Other sectors also showed weakness:
- Construction declined, likely influenced by unusually harsh winter weather
- Trade, Transportation, and Utilities also softened under similar conditions
One of the few bright spots came from Financial Activities, which added 10,000 jobs, while Other Services gained 8,000 jobs, led mostly by repair and maintenance hiring.

Unemployment Ticks Higher
The unemployment rate rose unexpectedly from 4.3% to 4.4%.
At the same time, the labor force participation rate fell to 62.0%, the lowest level since 2021.
Part of that change reflects updated Census-based population estimates from the U.S. Bureau of Labor Statistics, which lowered the estimated number of prime-age men in the workforce.

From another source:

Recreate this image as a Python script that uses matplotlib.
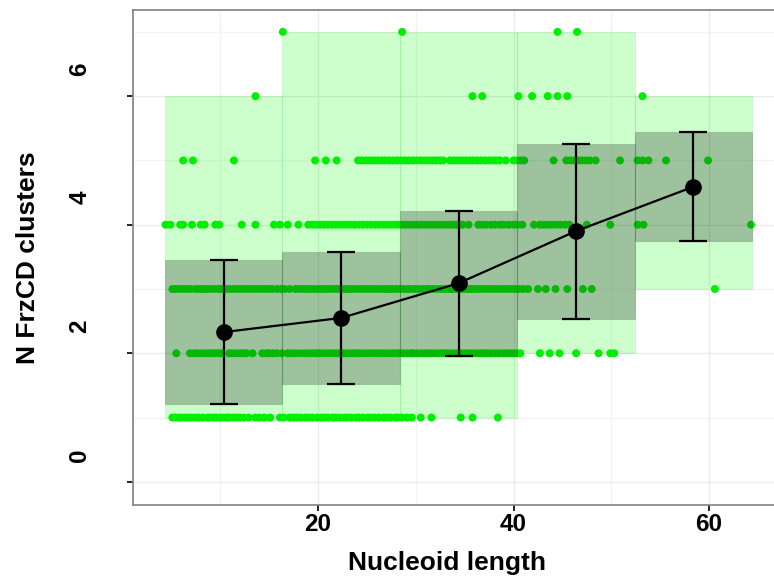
import numpy as np
import matplotlib
matplotlib.use("Agg")
import matplotlib.pyplot as plt
import matplotlib.transforms as mtransforms

plt.rcParams['font.family'] = ['Liberation Sans', 'DejaVu Sans']

# Nucleoid length of every cell, grouped by its FrzCD cluster count
len_1 = [5.1, 5.4, 5.8, 6.1, 6.5, 6.8, 7.1, 7.5, 7.8, 8.2, 8.7, 8.9, 9.3, 9.6, 10.0,
         10.4, 10.7, 10.9, 11.3, 11.6, 12.0, 12.4, 12.9, 13.6, 14.0, 14.5, 15.1, 16.1,
         16.5, 17.1, 17.5, 17.8, 18.2, 18.7, 19.0, 19.4, 19.9, 20.3, 20.6, 21.0, 21.5,
         21.8, 22.2, 22.7, 23.0, 23.4, 23.9, 24.2, 24.6, 25.1, 25.4, 25.8, 26.2, 26.7,
         27.0, 27.4, 27.9, 28.2, 28.6, 29.1, 29.6, 30.5, 31.6, 34.6, 35.8, 38.4]
len_2 = [5.5, 6.9, 7.3, 7.6, 8.0, 8.4, 8.8, 9.1, 9.5, 9.8, 10.1, 10.9, 11.2, 11.6,
         12.0, 12.3, 12.7, 13.3, 14.3, 14.7, 15.0, 15.4, 15.8, 16.3, 16.9, 17.3, 17.7,
         18.1, 18.6, 19.0, 19.4, 19.8, 20.1, 20.5, 20.9, 21.2, 21.6, 22.0, 22.4, 22.7,
         23.1, 23.5, 23.9, 24.2, 24.6, 25.0, 25.3, 25.7, 26.1, 26.5, 26.8, 27.2, 27.6,
         28.0, 28.3, 28.7, 29.1, 29.5, 29.8, 30.2, 30.6, 31.0, 31.3, 31.7, 32.1, 32.5,
         32.8, 33.2, 33.6, 34.0, 34.3, 34.7, 35.1, 35.5, 35.8, 36.2, 36.6, 37.0, 37.3,
         37.7, 38.1, 38.5, 38.9, 39.2, 39.6, 40.0, 40.4, 40.7, 42.7, 43.7, 44.7, 46.4,
         48.7, 49.9, 50.3]
len_3 = [5.1, 5.4, 5.8, 6.2, 6.6, 7.0, 7.5, 7.9, 8.3, 8.6, 9.0, 9.4, 9.8, 10.1, 10.5,
         10.9, 11.3, 11.7, 12.1, 12.5, 12.9, 13.3, 13.7, 14.1, 14.5, 14.9, 15.3, 15.8,
         16.2, 16.6, 17.1, 17.7, 18.1, 18.5, 18.8, 19.2, 19.6, 20.0, 20.4, 20.8, 21.1,
         21.5, 21.9, 22.3, 22.7, 23.0, 23.4, 23.8, 24.2, 24.6, 25.0, 25.3, 25.7, 26.1,
         26.5, 26.9, 27.2, 27.6, 28.0, 28.4, 28.8, 29.2, 29.5, 29.9, 30.3, 30.7, 31.1,
         31.4, 31.8, 32.2, 32.6, 33.0, 33.4, 33.7, 34.1, 34.5, 34.9, 35.3, 35.6, 36.0,
         36.4, 36.6, 37.0, 37.4, 37.8, 38.2, 38.6, 39.0, 39.4, 39.8, 40.2, 40.6, 41.0,
         41.5, 42.5, 43.3, 44.3, 45.5, 47.1, 48.0, 60.6]
len_4 = [4.4, 4.9, 5.9, 6.2, 7.1, 8.0, 8.4, 9.5, 9.9, 12.2, 13.6, 15.5, 16.1, 16.9,
         18.0, 19.0, 19.4, 19.8, 20.2, 20.6, 21.0, 21.4, 21.8, 22.2, 22.6, 23.0, 23.4,
         23.8, 24.2, 24.6, 25.0, 25.4, 25.8, 26.2, 26.6, 27.0, 27.4, 27.8, 28.2, 28.6,
         29.0, 29.4, 29.8, 30.2, 30.6, 31.0, 31.4, 31.8, 32.2, 32.6, 33.0, 33.4, 33.8,
         34.1, 34.4, 34.8, 35.4, 36.4, 36.8, 37.2, 37.7, 38.1, 38.6, 39.0, 39.5, 40.0,
         40.4, 40.9, 42.1, 42.7, 43.1, 43.5, 43.9, 44.4, 44.8, 45.3, 45.7, 47.5, 49.9,
         52.7, 53.3, 64.3]
len_5 = [6.2, 7.2, 11.4, 19.7, 20.8, 21.9, 24.1, 24.5, 24.9, 25.3, 25.7, 26.1, 26.5,
         26.9, 27.3, 27.7, 28.1, 28.5, 28.9, 29.3, 29.7, 30.1, 30.5, 30.9, 31.3, 31.7,
         32.1, 32.5, 32.8, 33.5, 33.9, 34.3, 34.7, 35.1, 35.5, 35.9, 36.3, 36.7, 37.1,
         37.5, 37.9, 38.2, 38.6, 39.2, 40.0, 40.4, 40.8, 41.1, 44.1, 45.4, 45.8, 46.2,
         46.6, 47.0, 47.4, 47.8, 48.4, 50.9, 52.7, 53.2, 53.8, 55.6, 59.9]
len_6 = [13.6, 35.8, 36.8, 40.5, 41.9, 43.5, 44.5, 45.5, 53.2]
len_7 = [16.4, 28.6, 44.5, 46.5]

counts = [1, 2, 3, 4, 5, 6, 7]
lengths = [len_1, len_2, len_3, len_4, len_5, len_6, len_7]

# length bins and per-bin mean +/- sd of the cluster count
bin_edges = [4.35, 16.36, 28.37, 40.38, 52.39, 64.4]
bin_mean = [2.33, 2.55, 3.09, 3.90, 4.59]
bin_sd = [1.12, 1.03, 1.13, 1.36, 0.85]

edges = np.array(bin_edges)
centers = (edges[:-1] + edges[1:]) / 2
widths = np.diff(edges)
mean = np.array(bin_mean)
sd = np.array(bin_sd)

# range of counts seen in each bin
all_x = np.concatenate([np.array(l) for l in lengths])
all_y = np.concatenate([np.full(len(l), c) for l, c in zip(lengths, counts)])
idx = np.clip(np.digitize(all_x, edges) - 1, 0, len(centers) - 1)
ymin = np.array([all_y[idx == i].min() for i in range(len(centers))])
ymax = np.array([all_y[idx == i].max() for i in range(len(centers))])

fig = plt.figure(figsize=(7.74, 5.83), dpi=100)
ax = fig.add_axes([133 / 774, 78 / 583, 641 / 774, 495 / 583])

ax.bar(edges[:-1], ymax - ymin, width=widths, bottom=ymin, align='edge',
       facecolor=(0, 1, 0, 0.2), edgecolor=(0, 0.7, 0, 0.1), linewidth=0.8, zorder=1)

for c, l in zip(counts, lengths):
    ax.scatter(l, np.full(len(l), c), s=33, color='#00ee00', edgecolors='none', zorder=2)

ax.bar(edges[:-1], 2 * sd, width=widths, bottom=mean - sd, align='edge',
       facecolor=(0.13, 0.13, 0.13, 0.27), edgecolor=(0.1, 0.3, 0.1, 0.18),
       linewidth=0.8, zorder=3)

ax.errorbar(centers, mean, yerr=sd, fmt='o-', color='black', ms=11, lw=1.6,
            elinewidth=1.6, capsize=10, capthick=1.6, zorder=4)

ax.set_xlim(1.07, 66.65)
ax.set_ylim(-0.36, 7.34)
ax.set_xticks([20, 40, 60])
ax.set_xticks([10, 30, 50], minor=True)
ax.set_yticks([0, 2, 4, 6])
ax.set_yticks([1, 3, 5, 7], minor=True)

ax.set_axisbelow(True)
ax.grid(True, which='major', color='#ebebeb', lw=1.0)
ax.grid(True, which='minor', color='#f3f3f3', lw=1.0)

for side in ['left', 'top', 'bottom']:
    ax.spines[side].set_color('#808080')
    ax.spines[side].set_linewidth(1.2)
ax.spines['right'].set_visible(False)

ax.tick_params(which='minor', length=0)
ax.tick_params(axis='x', which='major', length=4, width=1.2, color='black', pad=2,
               labelsize=17.5)
ax.tick_params(axis='y', which='major', length=4, width=1.2, color='black', pad=26,
               labelsize=17.5)
for lab in ax.get_xticklabels():
    lab.set_fontweight('bold')

# y tick labels sit upright and a little above their ticks
offset = mtransforms.ScaledTranslation(0, 0.27, fig.dpi_scale_trans)
for lab in ax.get_yticklabels():
    lab.set_fontweight('bold')
    lab.set_rotation(90)
    lab.set_va('center')
    lab.set_transform(lab.get_transform() + offset)

ax.set_xlabel('Nucleoid length', fontsize=19, fontweight='bold', va='center')
ax.xaxis.set_label_coords(0.49, -0.117)
ax.set_ylabel('N FrzCD clusters', fontsize=19, fontweight='bold', va='center')
ax.yaxis.set_label_coords(-0.164, 0.5)

fig.savefig('out.png', dpi=100)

That adjustment also revised January’s participation rate lower, from 62.5% to 62.1%.
Wage Growth Remains Firm
Despite weaker hiring, wage growth held up better than expected.
- Average hourly earnings rose 0.4% for the month
- Annual wage growth reached 3.8%, slightly above forecast
For nonsupervisory workers:
- Monthly earnings increased 0.3%
- Annual earnings rose 3.7%
This suggests that while hiring may be slowing, compensation pressure remains.
What This Means for Employers
February’s data reinforces an important message: labor market conditions are shifting, and employers should pay close attention to where pressure is building and where momentum is slowing. A softer market does not remove hiring challenges. It changes how and where they show up.